▶ **Stated problem**
Retype nothing but the lines from the start of the material up to and including the line with "const chart = echarts.init(document.getElementById('c'));". Pictures don't belong in the copy.

▶ **Data section**
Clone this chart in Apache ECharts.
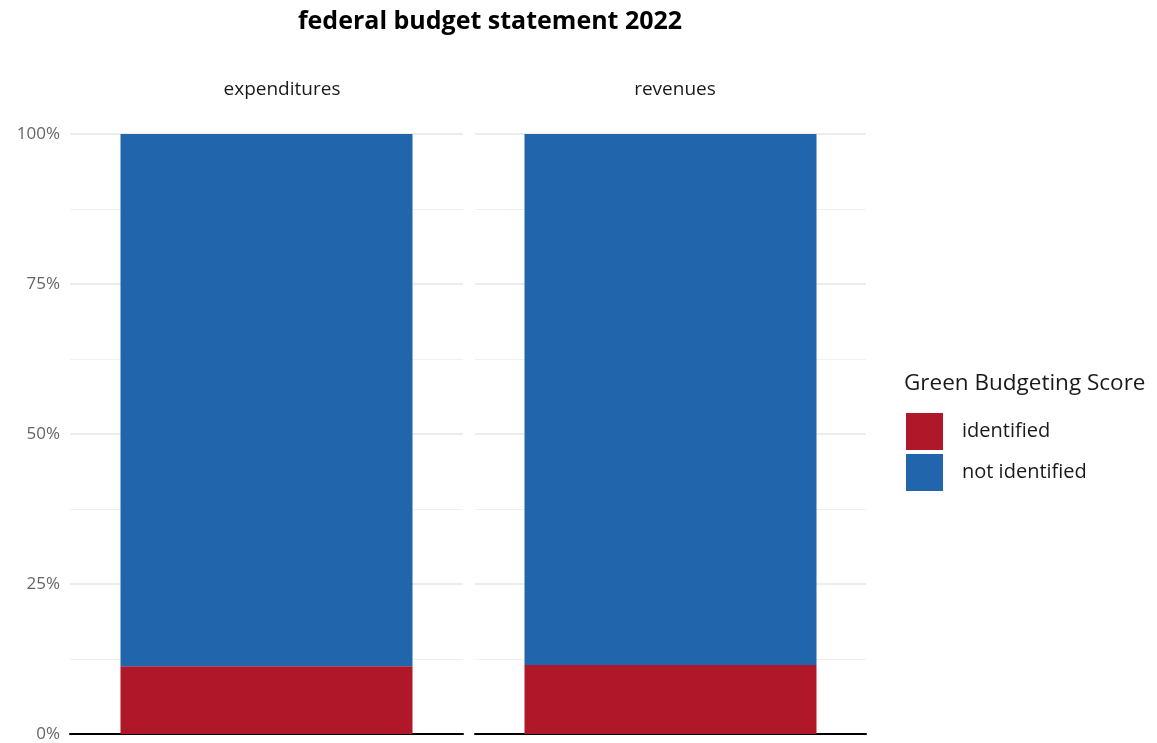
<!DOCTYPE html>
<html>
<head>
<meta charset="utf-8">
<script src="https://cdn.jsdelivr.net/npm/echarts@6/dist/echarts.min.js"></script>
<style>html,body{margin:0;padding:0;background:#fff}#c{width:1157px;height:743px}</style>
</head>
<body>
<div id="c"></div>
<script>
const panels = ['expenditures', 'revenues'];
const identified = [11.3, 11.5];
const notIdentified = [88.7, 88.5];
const yTicks = [0, 25, 50, 75, 100];
const seriesNames = ['identified', 'not identified'];
const colors = ['#B01729', '#2166AC'];

const FONT = '"Open Sans", "Noto Sans", sans-serif';
const chart = echarts.init(document.getElementById('c'));

const grids = [
  { left: 70, top: 134, width: 393, height: 600 },
  { left: 475, top: 134, width: 391, height: 600 }
];

const xAxes = panels.map((p, i) => ({
  type: 'category', gridIndex: i, data: [p],
  axisLine: { show: true, lineStyle: { color: '#000', width: 2 } },
  axisTick: { show: false }, axisLabel: { show: false }, splitLine: { show: false }
}));

const yAxes = panels.map((p, i) => ({
  type: 'value', gridIndex: i, min: 0, max: 100, interval: 25,
  axisLine: { show: false }, axisTick: { show: false },
  axisLabel: { show: i === 0, formatter: v => yTicks.includes(v) ? v + '%' : '', color: '#666', fontSize: 17, fontFamily: FONT, margin: 10 },
  splitLine: { show: true, lineStyle: { color: '#e6e6e6', width: 1.5 } },
  minorTick: { show: false, splitNumber: 2 },
  minorSplitLine: { show: true, lineStyle: { color: '#f0f0f0', width: 1 } }
}));

const series = [];
panels.forEach((p, i) => {
  series.push({ name: seriesNames[0], type: 'bar', stack: 's' + i, xAxisIndex: i, yAxisIndex: i,
    data: [identified[i]], barWidth: 292, itemStyle: { color: colors[0] } });
  series.push({ name: seriesNames[1], type: 'bar', stack: 's' + i, xAxisIndex: i, yAxisIndex: i,
    data: [notIdentified[i]], barWidth: 292, itemStyle: { color: colors[1] } });
});

chart.setOption({
  animation: false,
  backgroundColor: '#fff',
  title: [
    { text: 'federal budget statement 2022', left: 485, top: 4, textAlign: 'center',
      textStyle: { fontSize: 25, fontWeight: 'bold', color: '#000', fontFamily: FONT } },
    { text: panels[0], left: 277, top: 75, textAlign: 'center',
      textStyle: { fontSize: 19, fontWeight: 'normal', color: '#1a1a1a', fontFamily: FONT } },
    { text: panels[1], left: 670, top: 75, textAlign: 'center',
      textStyle: { fontSize: 19, fontWeight: 'normal', color: '#1a1a1a', fontFamily: FONT } }
  ],
  graphic: [
    { type: 'text', left: 904, top: 372,
      style: { text: 'Green Budgeting Score', fontSize: 22.5, fontFamily: FONT, fill: '#1a1a1a' } }
  ],
  legend: {
    data: seriesNames, orient: 'vertical', left: 901, top: 408,
    icon: 'rect', itemWidth: 37, itemHeight: 37, itemGap: 4,
    textStyle: { fontSize: 20, fontFamily: FONT, color: '#1a1a1a', padding: [0, 0, 0, 14] }
  },
  grid: grids,
  xAxis: xAxes,
  yAxis: yAxes,
  series: series
});
</script>
</body>
</html>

▶ **Solution to the problem**
Clone this chart in Apache ECharts.
<!DOCTYPE html>
<html>
<head>
<meta charset="utf-8">
<script src="https://cdn.jsdelivr.net/npm/echarts@6/dist/echarts.min.js"></script>
<style>html,body{margin:0;padding:0;background:#fff}#c{width:1157px;height:743px}</style>
</head>
<body>
<div id="c"></div>
<script>
const panels = ['expenditures', 'revenues'];
const identified = [11.3, 11.5];
const notIdentified = [88.7, 88.5];
const yTicks = [0, 25, 50, 75, 100];
const seriesNames = ['identified', 'not identified'];
const colors = ['#B01729', '#2166AC'];

const FONT = '"Open Sans", "Noto Sans", sans-serif';
const chart = echarts.init(document.getElementById('c'));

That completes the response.